> Exercise
Take the material below and write it all out again exactly.
# Start of Dataset section
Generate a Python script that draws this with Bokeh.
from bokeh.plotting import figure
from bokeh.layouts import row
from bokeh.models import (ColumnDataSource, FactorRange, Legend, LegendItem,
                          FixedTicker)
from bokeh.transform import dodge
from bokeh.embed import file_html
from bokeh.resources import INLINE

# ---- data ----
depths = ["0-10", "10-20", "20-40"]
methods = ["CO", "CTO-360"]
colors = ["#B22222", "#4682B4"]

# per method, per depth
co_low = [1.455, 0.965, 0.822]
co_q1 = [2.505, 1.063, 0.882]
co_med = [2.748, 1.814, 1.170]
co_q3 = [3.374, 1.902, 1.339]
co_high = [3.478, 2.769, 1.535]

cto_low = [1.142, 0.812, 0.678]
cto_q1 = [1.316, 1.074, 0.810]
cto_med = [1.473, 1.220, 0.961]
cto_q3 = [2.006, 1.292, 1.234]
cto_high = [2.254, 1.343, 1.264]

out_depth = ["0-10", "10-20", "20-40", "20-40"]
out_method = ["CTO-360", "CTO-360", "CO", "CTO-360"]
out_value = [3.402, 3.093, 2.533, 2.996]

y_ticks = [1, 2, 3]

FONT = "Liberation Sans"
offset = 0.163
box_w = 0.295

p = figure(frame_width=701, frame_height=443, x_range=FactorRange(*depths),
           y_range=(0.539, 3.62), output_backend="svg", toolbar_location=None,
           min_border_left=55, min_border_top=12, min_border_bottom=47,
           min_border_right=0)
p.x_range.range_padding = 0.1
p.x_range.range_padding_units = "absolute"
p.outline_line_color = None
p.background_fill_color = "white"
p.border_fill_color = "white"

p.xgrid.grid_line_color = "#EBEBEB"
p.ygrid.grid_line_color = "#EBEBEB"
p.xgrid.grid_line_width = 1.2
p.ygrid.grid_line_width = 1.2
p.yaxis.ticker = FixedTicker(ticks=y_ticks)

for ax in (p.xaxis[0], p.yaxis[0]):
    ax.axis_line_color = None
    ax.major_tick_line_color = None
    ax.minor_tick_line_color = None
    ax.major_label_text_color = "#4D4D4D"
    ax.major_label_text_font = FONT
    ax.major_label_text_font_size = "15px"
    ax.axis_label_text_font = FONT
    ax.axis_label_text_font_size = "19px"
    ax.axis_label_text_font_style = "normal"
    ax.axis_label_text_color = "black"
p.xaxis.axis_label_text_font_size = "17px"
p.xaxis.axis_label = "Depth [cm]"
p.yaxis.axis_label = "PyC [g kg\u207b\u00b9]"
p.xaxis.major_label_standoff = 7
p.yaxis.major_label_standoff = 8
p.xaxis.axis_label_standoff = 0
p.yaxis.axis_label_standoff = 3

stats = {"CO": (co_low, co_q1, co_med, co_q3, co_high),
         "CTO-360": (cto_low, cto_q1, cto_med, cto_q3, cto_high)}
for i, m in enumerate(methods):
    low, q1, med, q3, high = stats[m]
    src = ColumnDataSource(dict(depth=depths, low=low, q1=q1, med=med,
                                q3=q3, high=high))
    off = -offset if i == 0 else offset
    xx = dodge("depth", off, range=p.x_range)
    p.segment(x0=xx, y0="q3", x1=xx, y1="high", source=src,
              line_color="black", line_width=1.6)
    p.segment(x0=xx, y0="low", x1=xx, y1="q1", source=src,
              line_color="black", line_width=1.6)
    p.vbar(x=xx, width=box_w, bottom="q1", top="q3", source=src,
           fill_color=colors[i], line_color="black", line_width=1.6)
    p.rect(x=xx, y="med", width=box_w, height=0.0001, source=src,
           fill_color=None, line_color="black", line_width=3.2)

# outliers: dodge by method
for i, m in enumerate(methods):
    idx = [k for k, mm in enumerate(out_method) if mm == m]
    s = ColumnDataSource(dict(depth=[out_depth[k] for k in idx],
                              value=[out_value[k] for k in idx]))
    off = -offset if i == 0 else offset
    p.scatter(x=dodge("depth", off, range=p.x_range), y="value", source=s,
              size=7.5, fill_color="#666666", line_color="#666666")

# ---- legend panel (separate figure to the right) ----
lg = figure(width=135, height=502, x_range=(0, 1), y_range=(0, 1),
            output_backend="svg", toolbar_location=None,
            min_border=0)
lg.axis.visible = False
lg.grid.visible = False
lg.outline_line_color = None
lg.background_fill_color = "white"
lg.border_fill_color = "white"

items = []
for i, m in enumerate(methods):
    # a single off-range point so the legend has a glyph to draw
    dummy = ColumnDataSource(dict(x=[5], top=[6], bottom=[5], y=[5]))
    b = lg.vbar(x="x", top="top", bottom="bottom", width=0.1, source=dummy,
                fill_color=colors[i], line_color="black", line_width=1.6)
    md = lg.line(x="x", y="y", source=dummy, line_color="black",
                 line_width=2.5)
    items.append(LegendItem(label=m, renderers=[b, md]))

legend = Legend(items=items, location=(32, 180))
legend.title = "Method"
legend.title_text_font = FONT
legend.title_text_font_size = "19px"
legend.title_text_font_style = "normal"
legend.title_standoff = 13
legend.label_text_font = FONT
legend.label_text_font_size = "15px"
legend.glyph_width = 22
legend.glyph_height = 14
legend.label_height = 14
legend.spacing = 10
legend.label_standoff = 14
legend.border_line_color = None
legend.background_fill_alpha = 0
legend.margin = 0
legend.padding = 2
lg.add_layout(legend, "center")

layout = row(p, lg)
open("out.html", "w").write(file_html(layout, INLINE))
# End of Dataset section
> Result for this exercise
Generate a Python script that draws this with Bokeh.
from bokeh.plotting import figure
from bokeh.layouts import row
from bokeh.models import (ColumnDataSource, FactorRange, Legend, LegendItem,
                          FixedTicker)
from bokeh.transform import dodge
from bokeh.embed import file_html
from bokeh.resources import INLINE

# ---- data ----
depths = ["0-10", "10-20", "20-40"]
methods = ["CO", "CTO-360"]
colors = ["#B22222", "#4682B4"]

# per method, per depth
co_low = [1.455, 0.965, 0.822]
co_q1 = [2.505, 1.063, 0.882]
co_med = [2.748, 1.814, 1.170]
co_q3 = [3.374, 1.902, 1.339]
co_high = [3.478, 2.769, 1.535]

cto_low = [1.142, 0.812, 0.678]
cto_q1 = [1.316, 1.074, 0.810]
cto_med = [1.473, 1.220, 0.961]
cto_q3 = [2.006, 1.292, 1.234]
cto_high = [2.254, 1.343, 1.264]

out_depth = ["0-10", "10-20", "20-40", "20-40"]
out_method = ["CTO-360", "CTO-360", "CO", "CTO-360"]
out_value = [3.402, 3.093, 2.533, 2.996]

y_ticks = [1, 2, 3]

FONT = "Liberation Sans"
offset = 0.163
box_w = 0.295

p = figure(frame_width=701, frame_height=443, x_range=FactorRange(*depths),
           y_range=(0.539, 3.62), output_backend="svg", toolbar_location=None,
           min_border_left=55, min_border_top=12, min_border_bottom=47,
           min_border_right=0)
p.x_range.range_padding = 0.1
p.x_range.range_padding_units = "absolute"
p.outline_line_color = None
p.background_fill_color = "white"
p.border_fill_color = "white"

p.xgrid.grid_line_color = "#EBEBEB"
p.ygrid.grid_line_color = "#EBEBEB"
p.xgrid.grid_line_width = 1.2
p.ygrid.grid_line_width = 1.2
p.yaxis.ticker = FixedTicker(ticks=y_ticks)

for ax in (p.xaxis[0], p.yaxis[0]):
    ax.axis_line_color = None
    ax.major_tick_line_color = None
    ax.minor_tick_line_color = None
    ax.major_label_text_color = "#4D4D4D"
    ax.major_label_text_font = FONT
    ax.major_label_text_font_size = "15px"
    ax.axis_label_text_font = FONT
    ax.axis_label_text_font_size = "19px"
    ax.axis_label_text_font_style = "normal"
    ax.axis_label_text_color = "black"
p.xaxis.axis_label_text_font_size = "17px"
p.xaxis.axis_label = "Depth [cm]"
p.yaxis.axis_label = "PyC [g kg\u207b\u00b9]"
p.xaxis.major_label_standoff = 7
p.yaxis.major_label_standoff = 8
p.xaxis.axis_label_standoff = 0
p.yaxis.axis_label_standoff = 3

stats = {"CO": (co_low, co_q1, co_med, co_q3, co_high),
         "CTO-360": (cto_low, cto_q1, cto_med, cto_q3, cto_high)}
for i, m in enumerate(methods):
    low, q1, med, q3, high = stats[m]
    src = ColumnDataSource(dict(depth=depths, low=low, q1=q1, med=med,
                                q3=q3, high=high))
    off = -offset if i == 0 else offset
    xx = dodge("depth", off, range=p.x_range)
    p.segment(x0=xx, y0="q3", x1=xx, y1="high", source=src,
              line_color="black", line_width=1.6)
    p.segment(x0=xx, y0="low", x1=xx, y1="q1", source=src,
              line_color="black", line_width=1.6)
    p.vbar(x=xx, width=box_w, bottom="q1", top="q3", source=src,
           fill_color=colors[i], line_color="black", line_width=1.6)
    p.rect(x=xx, y="med", width=box_w, height=0.0001, source=src,
           fill_color=None, line_color="black", line_width=3.2)

# outliers: dodge by method
for i, m in enumerate(methods):
    idx = [k for k, mm in enumerate(out_method) if mm == m]
    s = ColumnDataSource(dict(depth=[out_depth[k] for k in idx],
                              value=[out_value[k] for k in idx]))
    off = -offset if i == 0 else offset
    p.scatter(x=dodge("depth", off, range=p.x_range), y="value", source=s,
              size=7.5, fill_color="#666666", line_color="#666666")

# ---- legend panel (separate figure to the right) ----
lg = figure(width=135, height=502, x_range=(0, 1), y_range=(0, 1),
            output_backend="svg", toolbar_location=None,
            min_border=0)
lg.axis.visible = False
lg.grid.visible = False
lg.outline_line_color = None
lg.background_fill_color = "white"
lg.border_fill_color = "white"

items = []
for i, m in enumerate(methods):
    # a single off-range point so the legend has a glyph to draw
    dummy = ColumnDataSource(dict(x=[5], top=[6], bottom=[5], y=[5]))
    b = lg.vbar(x="x", top="top", bottom="bottom", width=0.1, source=dummy,
                fill_color=colors[i], line_color="black", line_width=1.6)
    md = lg.line(x="x", y="y", source=dummy, line_color="black",
                 line_width=2.5)
    items.append(LegendItem(label=m, renderers=[b, md]))

legend = Legend(items=items, location=(32, 180))
legend.title = "Method"
legend.title_text_font = FONT
legend.title_text_font_size = "19px"
legend.title_text_font_style = "normal"
legend.title_standoff = 13
legend.label_text_font = FONT
legend.label_text_font_size = "15px"
legend.glyph_width = 22
legend.glyph_height = 14
legend.label_height = 14
legend.spacing = 10
legend.label_standoff = 14
legend.border_line_color = None
legend.background_fill_alpha = 0
legend.margin = 0
legend.padding = 2
lg.add_layout(legend, "center")

layout = row(p, lg)
open("out.html", "w").write(file_html(layout, INLINE))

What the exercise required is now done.